Ser antifascista es un deber

Todo parece tan loco que la tentación es no hacer caso, ignorarlos, no seguirles el juego. Pero el fascismo ha avanzado siempre así, ante la incredulidad de la gente, ante la perplejidad, ante la inacción

Ser antifascista es un deber
 Ruth Toledano

Con la mirada aviesa, el bíceps tenso y la voz legionaria, Santiago Abascal subió al estrado del Congreso de los Diputados a proclamar infamias. Con la espuria legitimidad de la que le dotan sus escaños, con la inmerecida impunidad que le reportan. Abascal subió al estrado y, entre otras palabras como proyectiles, escupió: "Gritar 'viva el 8M' es como gritar viva la enfermedad y viva la muerte". Abascal se lo escupió a Pedro Sánchez, pero iba dirigido al feminismo y salpicó a los afectados por COVID-19. Infamia sobre infamia sobre infamia. Y una burla a la totalidad: Abascal y los suyos no consideran el Congreso un espacio respetable, por cuanto aloja a quienes ejercen el poder de organizar y legislar la vida social. Abascal y los suyos (incluida Cayetana Álvarez de Toledo) van a la Carrera de San Jerónimo de Madrid a subir tanto el tono con sus intervenciones que todo lo demás quede acallado, a calentar la pólvora de las palabras como quien activa un silenciador. Su único objetivo parlamentario es dinamitar el legítimo Gobierno, cargárselo, tumbarlo, reventarlo. Es espurio su mandato democrático porque está utilizando contra la propia democracia los mecanismos que ésta le concede.

Al mejor estilo Trump, Santiago Abascal acusa a Sánchez, a Iglesias y al resto del Gobierno de "decenas de miles de españoles muertos por el sectarismo y la negligencia criminal", los acusa de ser los responsables de que haya "millones de españoles arruinados por un estado excepción encubierto". Tales acusaciones son miserables estrategias políticas para que extramuros del Congreso la gente se exalte. Son métodos propios del fascismo. Con argumentos similares lograron los 52 escaños que ocupa Vox (más el de Álvarez de Toledo y el resto del PP). Lanzando metralla ideológica contra el feminismo, poniendo las cloacas del Estado a toda máquina contra los políticos de Unidas Podemos, haciendo bandera de la tortura taurina (la que defiende Felipe VI), de cazadores (como la familia Trump) y de ganaderos (financiadores de Bolsonaro).
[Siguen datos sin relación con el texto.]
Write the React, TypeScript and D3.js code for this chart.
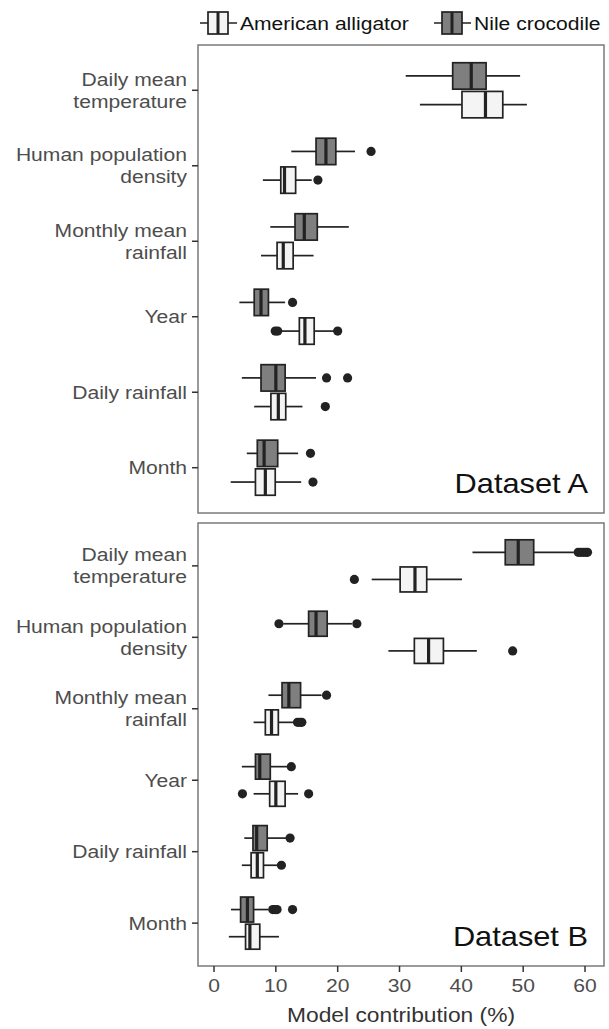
import React from "react";
import * as d3 from "d3";

// categories, top to bottom
const categories = [
  "Daily mean temperature",
  "Human population density",
  "Monthly mean rainfall",
  "Year",
  "Daily rainfall",
  "Month",
];
const labelLines = [
  ["Daily mean", "temperature"],
  ["Human population", "density"],
  ["Monthly mean", "rainfall"],
  ["Year"],
  ["Daily rainfall"],
  ["Month"],
];

// [whisker low, q1, median, q3, whisker high]
const alligatorA = [
  [33.3, 40.1, 43.9, 46.7, 50.6],
  [7.9, 10.8, 11.4, 13.2, 15.8],
  [7.6, 10.2, 11.2, 12.8, 16.1],
  [10.6, 13.8, 14.7, 16.2, 19.4],
  [6.5, 9.2, 10.4, 11.6, 14.3],
  [2.7, 6.7, 8.3, 9.9, 14.1],
];
const alligatorAOut = [[], [16.8], [], [9.9, 10.3, 20.0], [18.0], [16.0]];
const crocodileA = [
  [31.0, 38.6, 41.6, 44.0, 49.5],
  [12.5, 16.5, 18.1, 19.7, 22.8],
  [9.1, 13.1, 14.6, 16.7, 21.8],
  [4.1, 6.5, 7.6, 8.8, 11.5],
  [4.5, 7.6, 10.0, 11.5, 16.5],
  [5.3, 7.0, 8.1, 10.3, 13.6],
];
const crocodileAOut = [[], [25.4], [], [12.7], [18.2, 21.6], [15.6]];

const alligatorB = [
  [25.5, 30.1, 32.5, 34.4, 40.1],
  [28.2, 32.4, 34.7, 37.1, 42.5],
  [6.4, 8.3, 9.3, 10.4, 12.8],
  [6.4, 9.0, 10.0, 11.5, 13.6],
  [4.5, 6.0, 7.0, 8.0, 10.2],
  [2.4, 5.1, 5.8, 7.4, 10.5],
];
const alligatorBOut = [[22.7], [48.3], [13.5, 13.9, 14.2], [4.6, 15.3], [10.9], []];
const crocodileB = [
  [41.8, 47.1, 49.2, 51.7, 58.2],
  [11.2, 15.3, 16.5, 18.3, 22.3],
  [8.8, 11.0, 12.1, 14.0, 17.4],
  [4.5, 6.7, 7.4, 9.1, 11.8],
  [4.9, 6.3, 6.9, 8.6, 11.8],
  [2.75, 4.3, 5.4, 6.4, 8.8],
];
const crocodileBOut = [
  [58.9, 59.3, 59.7, 60.1, 60.4],
  [10.5, 23.1],
  [18.2],
  [12.5],
  [12.3],
  [9.5, 9.9, 10.2, 12.7],
];

const xTicks = [0, 10, 20, 30, 40, 50, 60];
const species = ["American alligator", "Nile crocodile"];

const W = 609;
const H = 1029;
const FONT = "'Liberation Sans', Arial, Helvetica, sans-serif";
const STRETCH = 1.14; // the original figure is a bit wider than tall
const left = 198;
const right = 604;
const fillAlligator = "#f4f4f4";
const fillCrocodile = "#7f7f7f";
const ink = "#222";
const axisGrey = "#4d4d4d";

const x = d3.scaleLinear().domain([-2.59, 63.07]).range([left, right]);

type Stat = number[];

function Txt({ x, y, size, fill, anchor = "start", children }: any) {
  return (
    <text
      transform={`translate(${x},${y}) scale(${STRETCH},1)`}
      textAnchor={anchor}
      fontSize={size}
      fill={fill}
      fontFamily={FONT}
    >
      {children}
    </text>
  );
}

function Box({ s, out, cy, h, fill }: { s: Stat; out: number[]; cy: number; h: number; fill: string }) {
  const [lo, q1, med, q3, hi] = s;
  return (
    <g>
      <line x1={x(lo)} x2={x(q1)} y1={cy} y2={cy} stroke={ink} strokeWidth={1.7} />
      <line x1={x(q3)} x2={x(hi)} y1={cy} y2={cy} stroke={ink} strokeWidth={1.7} />
      <rect x={x(q1)} y={cy - h / 2} width={x(q3) - x(q1)} height={h} fill={fill} stroke={ink} strokeWidth={1.7} />
      <line x1={x(med)} x2={x(med)} y1={cy - h / 2} y2={cy + h / 2} stroke={ink} strokeWidth={3.2} />
      {out.map((o, i) => (
        <circle key={i} cx={x(o)} cy={cy} r={4.6} fill={ink} />
      ))}
    </g>
  );
}

function Panel({
  top,
  bottom,
  alli,
  alliOut,
  croc,
  crocOut,
  title,
}: {
  top: number;
  bottom: number;
  alli: Stat[];
  alliOut: number[][];
  croc: Stat[];
  crocOut: number[][];
  title: string;
}) {
  const y = d3.scalePoint<string>().domain(categories).range([top, bottom]).padding(0.6);
  const step = y.step();
  const off = 0.19 * step;
  const bh = 0.35 * step;
  return (
    <g>
      <rect x={left} y={top} width={right - left} height={bottom - top} fill="white" stroke="#7a7a7a" strokeWidth={1.5} />
      {categories.map((c, i) => {
        const cy = y(c) as number;
        const lines = labelLines[i];
        const lh = 22;
        const y0 = cy - ((lines.length - 1) * lh) / 2 + 6.5;
        return (
          <g key={c}>
            <line x1={left - 6} x2={left} y1={cy} y2={cy} stroke="#333" strokeWidth={1.5} />
            {lines.map((l, j) => (
              <Txt key={j} x={187} y={y0 + j * lh} size={18.5} fill={axisGrey} anchor="end">
                {l}
              </Txt>
            ))}
            <Box s={croc[i]} out={crocOut[i]} cy={cy - off} h={bh} fill={fillCrocodile} />
            <Box s={alli[i]} out={alliOut[i]} cy={cy + off} h={bh} fill={fillAlligator} />
          </g>
        );
      })}
      <Txt x={588} y={bottom - 20} size={27} fill="#111" anchor="end">
        {title}
      </Txt>
    </g>
  );
}

function LegendKey({ x0, fill, label }: { x0: number; fill: string; label: string }) {
  const cy = 23;
  return (
    <g>
      <line x1={x0} x2={x0 + 37} y1={cy} y2={cy} stroke={ink} strokeWidth={1.7} />
      <rect x={x0 + 8} y={cy - 11} width={20} height={22} fill={fill} stroke={ink} strokeWidth={1.7} />
      <line x1={x0 + 18} x2={x0 + 18} y1={cy - 11} y2={cy + 11} stroke={ink} strokeWidth={3} />
      <Txt x={x0 + 40} y={cy + 6.5} size={18.5} fill="#111">
        {label}
      </Txt>
    </g>
  );
}

export default function App() {
  const axisY = 966;
  return (
    <div style={{ position: "absolute", left: 0, top: 0 }}>
      <svg width={W} height={H} style={{ display: "block", background: "white" }}>
        <LegendKey x0={200} fill={fillAlligator} label={species[0]} />
        <LegendKey x0={434} fill={fillCrocodile} label={species[1]} />
        <Panel top={45} bottom={513} alli={alligatorA} alliOut={alligatorAOut} croc={crocodileA} crocOut={crocodileAOut} title="Dataset A" />
        <Panel top={523} bottom={966} alli={alligatorB} alliOut={alligatorBOut} croc={crocodileB} crocOut={crocodileBOut} title="Dataset B" />
        {xTicks.map((t) => (
          <g key={t}>
            <line x1={x(t)} x2={x(t)} y1={axisY} y2={axisY + 6} stroke="#333" strokeWidth={1.5} />
            <Txt x={x(t)} y={992} size={18.5} fill={axisGrey} anchor="middle">
              {t}
            </Txt>
          </g>
        ))}
        <Txt x={(left + right) / 2} y={1022} size={20} fill="#333" anchor="middle">
          Model contribution (%)
        </Txt>
      </svg>
    </div>
  );
}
Eso sí que es gritar 'viva la muerte'. Para empezar, la de las mujeres asesinadas por las que clama el 8M, cuya memoria y dignidad se atreve Abascal a pisotear en sede parlamentaria. Y lo hace mintiendo, mintiendo y mintiendo. Contra el Gobierno, contra el feminismo y contra la democracia. Porque están en espacios de la democracia pero demócratas no son.

Son fascistas. La mayoría, fascistas de cuna, como el propio Abascal. Por eso han sido tan rápidos en estar de acuerdo con Trump en su descabellada idea de ilegalizar el antifascismo y calificarlo de "organización terrorista". Estúpidos hasta el peligro, ni siquiera podrían ser capaces de identificar al que señalan como enemigo puesto que éste no existe como estructura organizada, tal y como ha contado desde Estados Unidos el periodista Pablo Guimón. Pero el lumbrera de Jorge Buxadé, que sigue siendo portavoz de Vox aunque cada vez que habla hace un espantoso ridículo, se aprestó a "aplaudir" al fascista Trump y, aprovechando que el Ter pasa por Girona, metió a los CDR y al Tsunami Democratic de Catalunya en su lista de ilegalizables por terrorismo.

Todo parece tan loco que la tentación es no hacer caso, ignorarlos, no seguirles el juego. Pero el fascismo ha avanzado siempre así, ante la incredulidad de la gente, ante la perplejidad, ante la inacción. No solo no ha cambiado nada tras tantas semanas de confinamiento, sino que el parón del mundo ha servido para que los peores salieran del hoyo con virulencia acumulada, con los cuchillos afilados en aquellas tardes de pantalla, con la voz destemplada por la espera. Son grotescos, son esperpénticos, con sus burdas y repetidas mentiras provocarían una simple mueca de desprecio, si no fuera porque son violentos de verdad, porque odian el feminismo de verdad, porque sus escaños en el Congreso de los Diputados son de verdad. Si algo tienen de bueno, para combatirlos, es su idiota transparencia: al ir contra el antifascismo se reconocen como fascistas. Así que solo queda recuperar lo que nunca debió abandonarse ni dejar para otros: el decir alto y claro que ser antifascista es un deber moral. Ahora y siempre, ser antifascista es un deber.